Bridgeport council to revisit staff salary resolution


Council member Matt Schuh, with council member Eric Schmidt in the background.
“We have, right at this point, the best working crew and staff in knowledge and hard working,” said Conklin. “I couldn’t ask for a better crew.”

BRIDGEPORT – A request by city employees for a 50-cent an hour across-the-board raise in salaries was a topic of primary discussion by council members at their regular monthly meeting last Wednesday, Nov. 15.
The city Budget Committee comprised of council members Phil Lee and Jackie Hentges had taken annual raises under advisement and reported back to council with a recommendation of 1.5 percent based on the state cost-of-living allowance (COLA). Their recommendation was incorporated into Resolution 17-11 and approved by council.
“That comes out to a little less than 50 cents across-the-board,” Lee said.
In contrast, the 50-cent raise would amount to an increase from 1.7 to three-percent depending on an employee’s pay scale.
Council member Matt Schuh said he could appreciate both sides of the issue but expressed concern over the just-approved 2018 final budget plus the prospect of the city adding another employee on staff. Schuh said he did not want to see the budget pushed too far out of alignment and suggested that it might be advisable to address the 50-cent raise in the 2019 budget cycle.
The additional employee would be earmarked for the sewer department.

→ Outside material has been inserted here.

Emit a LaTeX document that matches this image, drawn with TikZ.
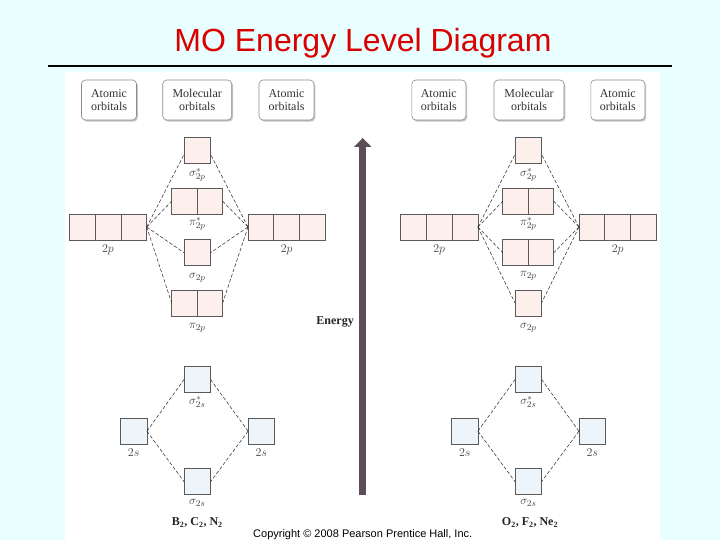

With the current plant manager nearing retirement and three years of experience required of a qualified replacement, the city needs to begin training a new person for the position.
City clerk/treasurer Judy Brown noted that the 2018 budget approved by council did make allowance for the 50-cent pay raise.

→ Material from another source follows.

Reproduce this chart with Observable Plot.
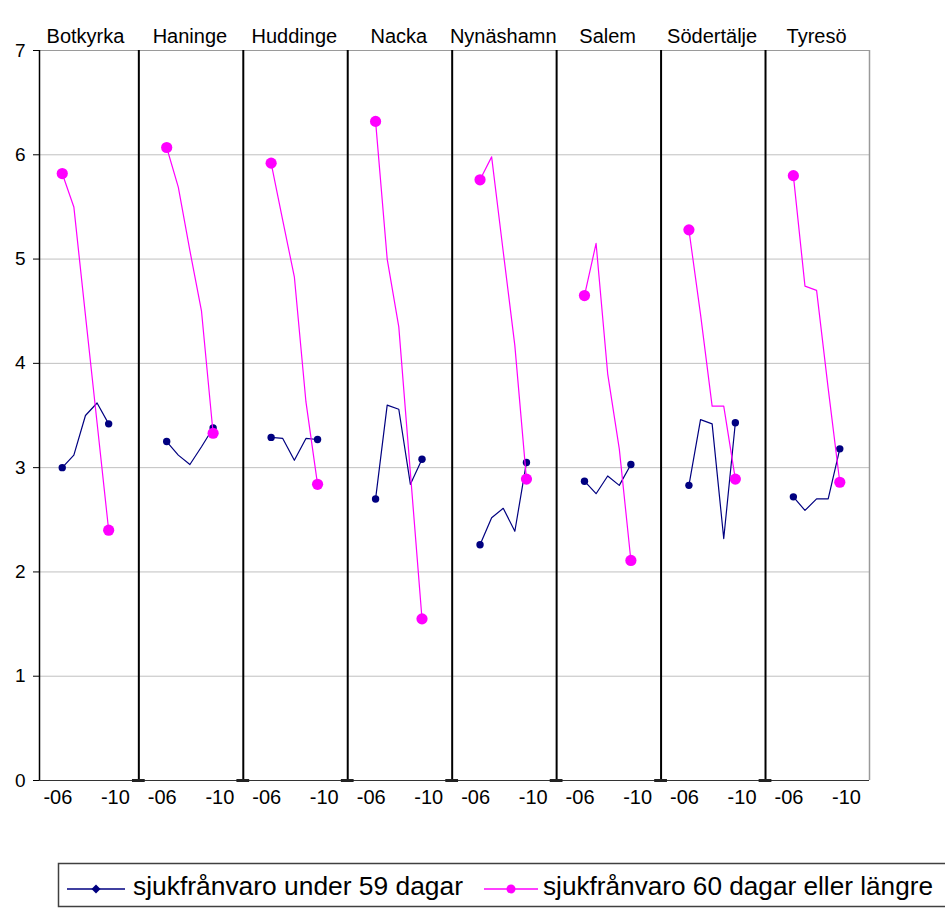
<!DOCTYPE html>
<html>
<head>
<meta charset="utf-8">
<script src="https://cdn.jsdelivr.net/npm/d3@7"></script>
<script src="https://cdn.jsdelivr.net/npm/@observablehq/plot@0.6"></script>
<style>
  html, body { margin: 0; padding: 0; background: #fff; }
  #chart svg, #legend svg { display: block; }
</style>
</head>
<body>
<div id="chart"></div>
<div id="legend"></div>
<script>
// ---- Data ----
const municipalities = ["Botkyrka", "Haninge", "Huddinge", "Nacka", "Nynäshamn", "Salem", "Södertälje", "Tyresö"];
const years = [2006, 2007, 2008, 2009, 2010];
const yearTickLabels = ["-06", "-10"];
const yTicks = [0, 1, 2, 3, 4, 5, 6, 7];
const seriesNames = ["sjukfrånvaro under 59 dagar", "sjukfrånvaro 60 dagar eller längre"];

// sjukfrånvaro under 59 dagar, per kommun, 2006–2010
const under59 = [
  [3.00, 3.12, 3.50, 3.62, 3.42],
  [3.25, 3.12, 3.03, 3.20, 3.38],
  [3.29, 3.28, 3.07, 3.28, 3.27],
  [2.70, 3.60, 3.56, 2.84, 3.08],
  [2.26, 2.52, 2.61, 2.39, 3.05],
  [2.87, 2.75, 2.92, 2.83, 3.03],
  [2.83, 3.46, 3.42, 2.32, 3.43],
  [2.72, 2.59, 2.70, 2.70, 3.18]
];
// sjukfrånvaro 60 dagar eller längre, per kommun, 2006–2010
const over60 = [
  [5.82, 5.50, 4.46, 3.43, 2.40],
  [6.07, 5.69, 5.08, 4.50, 3.33],
  [5.92, 5.37, 4.83, 3.63, 2.84],
  [6.32, 5.00, 4.35, 2.95, 1.55],
  [5.76, 5.98, 5.07, 4.17, 2.89],
  [4.65, 5.15, 3.90, 3.18, 2.11],
  [5.28, 4.47, 3.59, 3.59, 2.89],
  [5.80, 4.74, 4.70, 3.76, 2.86]
];

const navy = "#000080";
const magenta = "#ff00ff";
const font = "'Liberation Sans', Arial, Helvetica, sans-serif";

// ---- Build table: each kommun occupies 9 category slots, years in slots 0..4 ----
const slotsPerPanel = 9;
const rows = [];
municipalities.forEach((m, p) => {
  years.forEach((yr, j) => {
    rows.push({kommun: m, year: yr, j, pos: p * slotsPerPanel + j, under: under59[p][j], over: over60[p][j]});
  });
});
const endRows = rows.filter(d => d.j === 0 || d.j === years.length - 1);

const dividers = d3.range(municipalities.length - 1).map(k => k * slotsPerPanel + 6.6);
const xMin = -1.96, xMax = 69.56;

const tickVals = [];
const tickLab = new Map();
municipalities.forEach((m, p) => {
  const a = p * slotsPerPanel - 0.38, b = p * slotsPerPanel + 4.58;
  tickVals.push(a, b);
  tickLab.set(a, yearTickLabels[0]);
  tickLab.set(b, yearTickLabels[1]);
});

const chart = Plot.plot({
  width: 945,
  height: 860,
  marginLeft: 39,
  marginRight: 76,
  marginTop: 50,
  marginBottom: 80,
  style: {fontFamily: font, fontSize: "19px", background: "#fff", color: "#000", overflow: "visible"},
  x: {type: "linear", domain: [xMin, xMax], axis: null},
  y: {domain: [0, 7], axis: null},
  marks: [
    // gridlines
    Plot.ruleY(yTicks.filter(v => v > 0 && v < 7), {stroke: "#c0c0c0", strokeWidth: 1}),
    Plot.ruleY([7], {stroke: "#9a9a9a", strokeWidth: 1}),
    Plot.ruleX([xMax], {stroke: "#9a9a9a", strokeWidth: 1.5}),
    // panel dividers
    Plot.ruleX(dividers, {stroke: "#000", strokeWidth: 2}),
    // axes lines
    Plot.ruleY([0], {stroke: "#333", strokeWidth: 1.2}),
    Plot.ruleX([xMin], {stroke: "#000", strokeWidth: 1.5}),
    Plot.ruleY(dividers, {x1: d => d - 0.55, x2: d => d + 0.55, y: () => 0, stroke: "#222", strokeWidth: 3}),
    // y axis
    Plot.axisY({ticks: yTicks, tickSize: 6, tickPadding: 8, tickFormat: d => String(d), fontSize: 19, stroke: "#000", label: null}),
    // x axis labels
    Plot.axisX({ticks: tickVals, tickSize: 0, tickPadding: 9, tickFormat: d => tickLab.get(d), fontSize: 20, label: null}),
    // kommun names
    Plot.text(municipalities, {x: (d, i) => i * slotsPerPanel + 2, frameAnchor: "top", lineAnchor: "bottom", dy: -8, text: d => d, fontSize: 20, fill: "#000"}),
    // series
    Plot.line(rows, {x: "pos", y: "under", z: "kommun", stroke: navy, strokeWidth: 1.2}),
    Plot.dot(endRows, {x: "pos", y: "under", r: 3.7, fill: navy, stroke: "none"}),
    Plot.line(rows, {x: "pos", y: "over", z: "kommun", stroke: magenta, strokeWidth: 1.2}),
    Plot.dot(endRows, {x: "pos", y: "over", r: 5.6, fill: magenta, stroke: "none"})
  ]
});
document.getElementById("chart").appendChild(chart);

// ---- Legend (below the chart) ----
const lg = d3.select("#legend").append("svg").attr("width", 945).attr("height", 49)
  .style("font-family", font);
lg.append("rect").attr("x", 58.5).attr("y", 3.5).attr("width", 1000).attr("height", 43)
  .attr("fill", "#fff").attr("stroke", "#404040").attr("stroke-width", 1.5);
const items = [
  {name: seriesNames[0], color: navy, x0: 67, x1: 125, tx: 133, tl: 330, shape: "diamond"},
  {name: seriesNames[1], color: magenta, x0: 484, x1: 538, tx: 543, tl: 390, shape: "circle"}
];
items.forEach(it => {
  lg.append("line").attr("x1", it.x0).attr("x2", it.x1).attr("y1", 29).attr("y2", 29)
    .attr("stroke", it.color).attr("stroke-width", 1.5);
  const cx = (it.x0 + it.x1) / 2;
  if (it.shape === "diamond") {
    lg.append("path").attr("d", `M${cx},${29 - 4.5}L${cx + 4.5},29L${cx},${29 + 4.5}L${cx - 4.5},29Z`).attr("fill", it.color);
  } else {
    lg.append("circle").attr("cx", cx).attr("cy", 29).attr("r", 4.5).attr("fill", it.color);
  }
  lg.append("text").attr("x", it.tx).attr("y", 35).attr("font-size", 26)
    .attr("textLength", it.tl).attr("lengthAdjust", "spacingAndGlyphs").attr("fill", "#000").text(it.name);
});
</script>
</body>
</html>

Mayor Janet Conklin spoke from the perspective of one who has been with the city many years. “We have, right at this point, the best working crew and staff in knowledge and hard working,” said Conklin. “I couldn’t ask for a better crew.”
At the same time, Conklin acknowledged that she is aware of “cities that are giving way over their budgeted amount and they end up in trouble because they’re top-heavy.”
Council member Sergio Orozco agreed with Conklin that “everybody does a great job” but lamented that “we’re not willing to pay them at least what they’re asking.”
Even though the Budget Committee came in with a 1.5 percent raise, Lee said he agreed that the city’s staff was worth the extra money and had no issue with the higher amount.
Schuh said that since the 50-cent raise was already factored into the current budget, he also concurred with the staff request.
Council voted to table Resolution 17-11 and bring it back at next month’s meeting with the 50-cent across-the-board raise in place of the original 1.5 percent increase.